STATED PROBLEM: Check each line below for the word "this", and copy those that have it.
○ ○ ○ ○
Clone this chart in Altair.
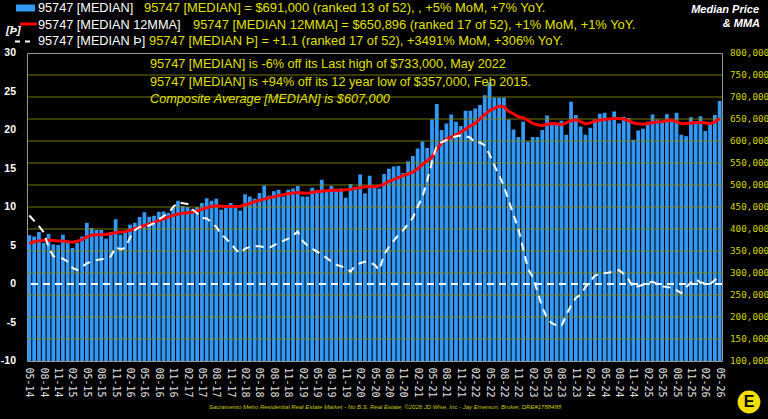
import altair as alt
import pandas as pd

# ---- categories (monthly, 05-14 .. 05-26) ----
months = []
for k in range(145):
    m = (4 + k) % 12 + 1
    yy = 14 + (4 + k) // 12
    months.append(f"{m:02d}-{yy:02d}")

# ---- series values ----
median_k = [386, 383, 393, 369, 389, 365, 364, 387, 368, 357, 368, 383, 414, 402, 398, 398,
            378, 393, 422, 387, 393, 410, 414, 427, 438, 428, 430, 439, 440, 437, 449, 464,
            452, 450, 445, 450, 459, 470, 464, 469, 444, 449, 459, 449, 442, 479, 474, 469,
            482, 499, 476, 486, 489, 474, 489, 492, 498, 474, 474, 494, 489, 512, 489, 498,
            486, 492, 471, 502, 494, 524, 481, 521, 496, 492, 525, 537, 542, 543, 527, 554,
            566, 583, 599, 584, 649, 684, 625, 640, 660, 644, 634, 669, 669, 674, 682, 704,
            733, 699, 699, 699, 649, 626, 609, 644, 599, 609, 609, 625, 658, 640, 639, 646,
            614, 689, 659, 633, 614, 630, 649, 662, 664, 649, 667, 640, 655, 652, 603, 624,
            628, 644, 660, 649, 644, 661, 649, 664, 614, 611, 654, 640, 656, 623, 640, 659,
            691]

mma_k = [367, 371, 373, 374, 375, 374, 373, 373, 371, 370, 372, 376, 382, 386, 387, 387,
         388, 389, 392, 393, 394, 397, 401, 404, 408, 411, 415, 419, 423, 427, 431, 434,
         436, 437, 438, 441, 445, 448, 451, 453, 452, 451, 451, 451, 452, 455, 458, 462,
         465, 468, 471, 473, 476, 478, 480, 482, 483, 482, 481, 483, 485, 486, 487, 488,
         488, 488, 489, 490, 493, 494, 496, 496, 496, 498, 502, 508, 512, 517, 522, 525,
         529, 537, 547, 555, 563, 582, 596, 604, 609, 614, 620, 627, 634, 640, 650, 660,
         669, 674, 679, 678, 667, 662, 655, 653, 647, 640, 637, 635, 638, 640, 639, 637,
         641, 646, 648, 644, 639, 641, 645, 647, 649, 650, 651, 651, 650, 646, 641, 639,
         638, 640, 642, 643, 644, 646, 647, 644, 639, 640, 641, 642, 642, 641, 640, 643,
         651]

thorn = [8.9, 8.2, 7.5, 6.7, 4.8, 3.6, 3.4, 3.3, 2.9, 2.1, 1.8, 2.2, 2.7, 2.9, 3.1, 3.2,
         3.3, 3.6, 4.8, 4.5, 4.7, 6.0, 7.0, 7.4, 7.5, 7.6, 7.9, 8.4, 8.8, 9.2, 10.0, 10.6,
         10.5, 10.4, 9.7, 9.2, 8.6, 8.5, 8.0, 7.4, 6.5, 5.9, 5.3, 4.5, 4.0, 4.6, 4.8, 4.9,
         4.9, 4.8, 4.7, 5.0, 5.4, 5.6, 5.9, 6.3, 6.8, 5.6, 5.0, 4.6, 4.2, 3.8, 3.4, 2.9,
         2.5, 2.3, 2.1, 1.6, 2.4, 2.7, 2.9, 2.8, 2.5, 1.8, 3.8, 4.8, 5.6, 6.4, 7.0, 7.8,
         8.6, 10.0, 11.3, 13.4, 15.9, 18.0, 18.4, 18.7, 18.9, 19.2, 19.3, 19.2, 19.0, 18.3, 18.4, 18.0,
         16.8, 15.4, 14.1, 12.7, 10.8, 9.0, 7.2, 4.6, 2.0, 0.9, -1.0, -3.0, -4.5, -5.1, -5.4, -5.5,
         -4.0, -2.8, -1.8, -1.4, -0.4, 0.4, 1.1, 1.3, 1.4, 1.5, 1.7, 1.8, 1.3, 0.6, -0.5, -0.3,
         -0.1, 0.2, 0.3, 0.0, -0.3, -0.4, -0.5, -0.8, -1.2, -0.4, 0.2, 0.6, 0.2, 0.1, 0.0, 0.5,
         1.1]

right_ticks = [100000, 150000, 200000, 250000, 300000, 350000, 400000, 450000,
               500000, 550000, 600000, 650000, 700000, 750000, 800000]
right_labels = [f"{v:,}" for v in right_ticks]
grid_vals = right_ticks[1:-1]
left_ticks = [-10, -5, 0, 5, 10, 15, 20, 25, 30]
left_labels = [str(v) for v in left_ticks]

legend_labels = ["95747 [MEDIAN]", "95747 [MEDIAN 12MMA]", "95747 [MEDIAN \u00de]"]
legend_stats = [
    "95747 [MEDIAN] = $691,000 (ranked 13 of 52), , +5% MoM, +7% YoY.",
    "95747 [MEDIAN 12MMA] = $650,896 (ranked 17 of 52),  +1% MoM, +1% YoY.",
    "95747 [MEDIAN \u00de] = +1.1 (ranked 17 of 52), +3491% MoM, +306% YoY.",
]
notes = [
    "95747 [MEDIAN] is -6% off its Last high of $733,000, May 2022",
    "95747 [MEDIAN] is +94% off its 12 year low of $357,000, Feb 2015.",
    "Composite Average [MEDIAN] is $607,000",
]
footer = ("Sacramento Metro Residential Real Estate Market - No B.S. Real Estate, "
          "\u00a92026 JD Wise, Inc - Jay Emerson, Broker, DRE#1788488")

df = pd.DataFrame({
    "month": months,
    "median": [v * 1000 for v in median_k],
    "mma": [v * 1000 for v in mma_k],
    "thorn": thorn,
})

YELLOW = "#e0e000"
BLUE = "#3399f7"

base = alt.Chart(df)
x_enc = alt.X("month:N", sort=None,
              scale=alt.Scale(paddingInner=0.22, paddingOuter=0.1),
              axis=alt.Axis(values=months[::3], labelAngle=90, labelFont="DejaVu Sans Mono",
                            labelFontSize=10, labelColor="#e0e0e0", ticks=False, domain=False,
                            labelPadding=6, title=None, labelOverlap=False))

rscale = alt.Scale(domain=[100000, 800000], nice=False, zero=False)
lscale = alt.Scale(domain=[-10, 30], nice=False, zero=False)

bars = base.mark_bar(color=BLUE).encode(
    x=x_enc,
    y=alt.Y("median:Q", scale=rscale, axis=None),
    y2=alt.datum(100000),
)
grid = alt.Chart(pd.DataFrame({"g": grid_vals})).mark_rule(
    color="#8c8c00", strokeWidth=1, opacity=0.85
).encode(y=alt.Y("g:Q", scale=rscale, axis=None))
ma_line = base.mark_line(color="#ff0000", strokeWidth=3).encode(
    x=x_enc, y=alt.Y("mma:Q", scale=rscale, axis=None))
r_labels = alt.Chart(pd.DataFrame({"v": right_ticks, "t": right_labels})).mark_text(
    align="left", baseline="middle", font="DejaVu Sans Mono", fontSize=9.3, color="#d4d400"
).encode(x=alt.value(703), y=alt.Y("v:Q", scale=rscale, axis=None), text="t:N")
right = alt.layer(bars, grid, ma_line, r_labels)

p_line = base.mark_line(color="white", strokeWidth=2, strokeDash=[8, 6]).encode(
    x=x_enc, y=alt.Y("thorn:Q", scale=lscale, axis=None))
zero = alt.Chart(pd.DataFrame({"z": [0]})).mark_rule(
    color="white", strokeWidth=2, strokeDash=[7, 5]
).encode(y=alt.Y("z:Q", scale=lscale, axis=None))
l_labels = alt.Chart(pd.DataFrame({"v": left_ticks, "t": left_labels})).mark_text(
    align="right", baseline="middle", font="Liberation Sans", fontSize=10.5,
    fontWeight="bold", color="white"
).encode(x=alt.value(-11), y=alt.Y("v:Q", scale=lscale, axis=None), text="t:N")
left = alt.layer(p_line, zero, l_labels)


def txt(s, x, y, color, size, align="left", style="normal", weight="normal",
        font="Liberation Sans"):
    return alt.Chart(pd.DataFrame({"t": [s]})).mark_text(
        align=align, baseline="middle", color=color, fontSize=size, font=font,
        fontStyle=style, fontWeight=weight
    ).encode(x=alt.value(x), y=alt.value(y), text="t:N")


one = pd.DataFrame({"a": [0]})
texts = [
    # legend swatches
    alt.Chart(one).mark_rule(color=BLUE, strokeWidth=7).encode(
        x=alt.value(-11), x2=alt.value(8), y=alt.value(-45)),
    alt.Chart(one).mark_rule(color="#ff0000", strokeWidth=3).encode(
        x=alt.value(-7), x2=alt.value(10), y=alt.value(-29)),
    alt.Chart(one).mark_rule(color="white", strokeWidth=2, strokeDash=[5, 5]).encode(
        x=alt.value(-12), x2=alt.value(4), y=alt.value(-11.5)),
    txt(legend_labels[0], 11, -45, "white", 12.7),
    txt(legend_labels[1], 11, -28.5, "white", 12.7),
    txt(legend_labels[2], 11, -12, "white", 12.7),
    txt(legend_stats[0], 117, -45, YELLOW, 12.9),
    txt(legend_stats[1], 166, -28.5, YELLOW, 12.9),
    txt(legend_stats[2], 122, -12, YELLOW, 12.9),
    txt("[\u00de]", -21, -22, "white", 11, style="italic", weight="bold"),
    txt("Median Price", 732, -43, "white", 11, align="right", style="italic", weight="bold"),
    txt("& MMA", 733, -29, "white", 11, align="right", style="italic", weight="bold"),
    txt(notes[0], 123, 11, YELLOW, 12.7),
    txt(notes[1], 123, 28.7, YELLOW, 12.7),
    txt(notes[2], 123, 46.3, YELLOW, 12.7, style="italic"),
    txt(footer, 358, 354, "#c8c800", 6, align="center", style="italic"),
    alt.Chart(one).mark_circle(color="#f2dd00", size=520, opacity=1).encode(
        x=alt.value(722), y=alt.value(349)),
    txt("E", 722, 349, "black", 16, align="center", weight="bold"),
]

chart = alt.layer(right, left, *texts).resolve_scale(y="independent").properties(
    width=695, height=308,
    padding={"left": 27, "top": 53, "right": 46, "bottom": 58},
    autosize=alt.AutoSizeParams(type="none"),
).configure(background="black").configure_view(stroke="#9a9a9a", strokeWidth=1)

chart.save("out.html", embed_options={"renderer": "svg", "actions": False})
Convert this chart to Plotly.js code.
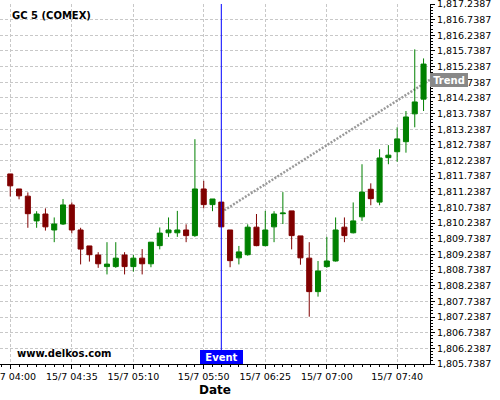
<!DOCTYPE html>
<html>
<head>
<meta charset="utf-8">
<script src="https://cdn.plot.ly/plotly-3.0.1.min.js"></script>
<style>html,body{margin:0;padding:0;background:#fff}#chart{width:500px;height:400px}</style>
</head>
<body>
<div id="chart"></div>
<script>
var times = ['04:00','04:05','04:10','04:15','04:20','04:25','04:30','04:35','04:40','04:45','04:50','04:55',
             '05:00','05:05','05:10','05:15','05:20','05:25','05:30','05:35','05:40','05:45','05:50','05:55',
             '06:00','06:05','06:10','06:15','06:20','06:25','06:30','06:35','06:40','06:45','06:50','06:55',
             '07:00','07:05','07:10','07:15','07:20','07:25','07:30','07:35','07:40','07:45','07:50','07:55'];
var openV = [1811.81,1811.33,1811.10,1810.31,1810.53,1810.02,1810.21,1810.82,1810.02,1809.51,1809.22,1808.85,
             1808.85,1809.22,1808.85,1809.12,1808.94,1809.52,1809.93,1809.93,1810.02,1809.84,1811.33,1810.83,
             1810.91,1810.02,1809.13,1809.23,1810.11,1809.52,1810.12,1810.54,1810.63,1809.83,1809.12,1808.05,
             1808.85,1809.03,1810.11,1809.93,1810.44,1811.32,1810.91,1812.33,1812.52,1812.84,1813.73,1814.20];
var highV = [1811.81,1811.33,1811.22,1810.62,1810.71,1810.42,1811.01,1810.90,1810.09,1809.51,1809.31,1809.63,
             1809.63,1809.31,1809.22,1809.41,1809.63,1810.10,1810.42,1810.63,1810.20,1812.92,1811.59,1811.01,
             1810.91,1810.02,1809.51,1810.20,1810.53,1810.63,1810.62,1811.23,1810.63,1809.83,1809.63,1809.03,
             1809.80,1810.42,1810.42,1810.90,1812.12,1811.51,1812.60,1812.73,1813.30,1813.82,1815.79,1815.50];
var lowV  = [1811.09,1811.00,1810.09,1810.09,1810.00,1809.63,1810.18,1809.91,1808.92,1809.01,1808.81,1808.60,
             1808.81,1808.60,1808.69,1808.60,1808.83,1809.40,1809.80,1809.80,1809.63,1809.80,1810.71,1810.62,
             1810.12,1808.83,1808.92,1809.20,1809.50,1809.50,1809.63,1810.21,1809.40,1808.91,1807.25,1807.89,
             1808.81,1809.01,1809.63,1809.91,1810.31,1810.81,1810.81,1812.12,1812.20,1812.49,1813.30,1813.82];
var closeV = [1811.43,1811.11,1810.54,1810.53,1810.12,1810.21,1810.82,1810.02,1809.41,1809.23,1808.94,1808.93,
              1809.12,1808.85,1809.12,1808.94,1809.63,1809.92,1810.02,1810.02,1809.84,1811.33,1810.83,1811.01,
              1810.12,1809.04,1809.32,1810.11,1809.52,1810.02,1810.53,1810.56,1809.84,1809.13,1808.05,1808.71,
              1809.03,1810.02,1809.84,1810.31,1811.23,1811.02,1812.32,1812.41,1812.93,1813.63,1814.11,1815.32];
var tickTimes = ['04:00','04:35','05:10','05:50','06:25','07:00','07:40'];
var tickLabels = ['15/7 04:00','15/7 04:35','15/7 05:10','15/7 05:50','15/7 06:25','15/7 07:00','15/7 07:40'];
var trendTimes = ['06:00','07:58:40'];
var trendValues = [1810.59, 1814.82];
var eventTime = '06:00';
var yTick0 = 1805.7387;
var yRange = [1805.7386, 1817.2388];
var xRange = ['03:54:10','07:58:40'];

var day = '2021-07-15 ';
function d(t){ return day + t; }

var FONT = 'DejaVu Sans, sans-serif';

var candles = {
  type: 'candlestick',
  x: times.map(d),
  open: openV, high: highV, low: lowV, close: closeV,
  increasing: {line: {color: '#008000', width: 1}, fillcolor: '#008000'},
  decreasing: {line: {color: '#800000', width: 1}, fillcolor: '#800000'},
  whiskerwidth: 0,
  hoverinfo: 'skip',
  showlegend: false
};

var layout = {
  width: 500, height: 400,
  margin: {l: 0, r: 70, t: 4, b: 36},
  paper_bgcolor: '#ffffff', plot_bgcolor: '#ffffff',
  showlegend: false,
  boxgap: 0.18,
  font: {family: FONT, size: 9.5, color: '#000'},
  xaxis: {
    type: 'date',
    range: xRange.map(d),
    rangeslider: {visible: false},
    tickmode: 'array',
    tickvals: tickTimes.map(d),
    ticktext: tickLabels,
    ticklabeloverflow: 'allow',
    ticks: 'outside', ticklen: 4, tickcolor: '#000',
    showline: true, linecolor: '#000', linewidth: 1,
    showgrid: true, gridcolor: '#c8c8c8', griddash: '3px,2px', gridwidth: 1,
    zeroline: false,
    automargin: false,
    minor: {dtick: 300000, tick0: d('04:00'), ticks: 'outside', ticklen: 2, tickcolor: '#000', showgrid: false},
    title: {text: '<b>Date</b>', font: {family: FONT, size: 12, color: '#000'}, standoff: 4}
  },
  yaxis: {
    side: 'right',
    range: yRange,
    tick0: yTick0, dtick: 0.5,
    tickformat: ',.4f',
    ticklabeloverflow: 'allow',
    ticks: 'outside', ticklen: 4, tickcolor: '#000',
    showline: true, linecolor: '#000', linewidth: 1,
    showgrid: true, gridcolor: '#c8c8c8', griddash: '3px,2px', gridwidth: 1,
    zeroline: false,
    automargin: false,
    minor: {dtick: 0.1, tick0: yTick0, ticks: 'outside', ticklen: 2, tickcolor: '#000', showgrid: false},
    tickfont: {family: FONT, size: 9.5, color: '#000'}
  },
  shapes: [
    {type: 'line', layer: 'between', xref: 'x', yref: 'y',
     x0: d(trendTimes[0]), y0: trendValues[0], x1: d(trendTimes[1]), y1: trendValues[1],
     line: {color: '#999999', width: 2.5, dash: '2px,1.5px'}},
    {type: 'line', xref: 'x', yref: 'paper', x0: d(eventTime), x1: d(eventTime), y0: 0, y1: 1,
     line: {color: '#0000ff', width: 1}}
  ],
  annotations: [
    {xref: 'paper', yref: 'paper', x: 0.023, y: 0.967, xanchor: 'left', yanchor: 'middle',
     text: '<b>GC 5 (COMEX)</b>', showarrow: false, font: {family: FONT, size: 10, color: '#000'}},
    {xref: 'paper', yref: 'paper', x: 0.035, y: 0.03, xanchor: 'left', yanchor: 'middle',
     text: '<b>www.delkos.com</b>', showarrow: false, font: {family: FONT, size: 10, color: '#000'}},
    {xref: 'x', yref: 'paper', x: d(eventTime), y: 0, xanchor: 'center', yanchor: 'bottom',
     text: '<b>Event</b>', showarrow: false, bgcolor: '#0000ff', borderpad: 0, borderwidth: 0,
     width: 43, height: 14, font: {family: FONT, size: 10, color: '#ffffff'}},
    {xref: 'paper', yref: 'y', x: 1, y: trendValues[1], xanchor: 'left', yanchor: 'middle',
     text: '<b>Trend</b>', showarrow: false, bgcolor: '#888888', borderpad: 0, borderwidth: 0,
     width: 38, height: 14, font: {family: FONT, size: 10, color: '#ffffff'}}
  ]
};

Plotly.newPlot('chart', [candles], layout, {staticPlot: true, displayModeBar: false});
</script>
</body>
</html>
○ ○ ○ ○
THE RESPONSE:
Clone this chart in Altair.
Convert this chart to Plotly.js code.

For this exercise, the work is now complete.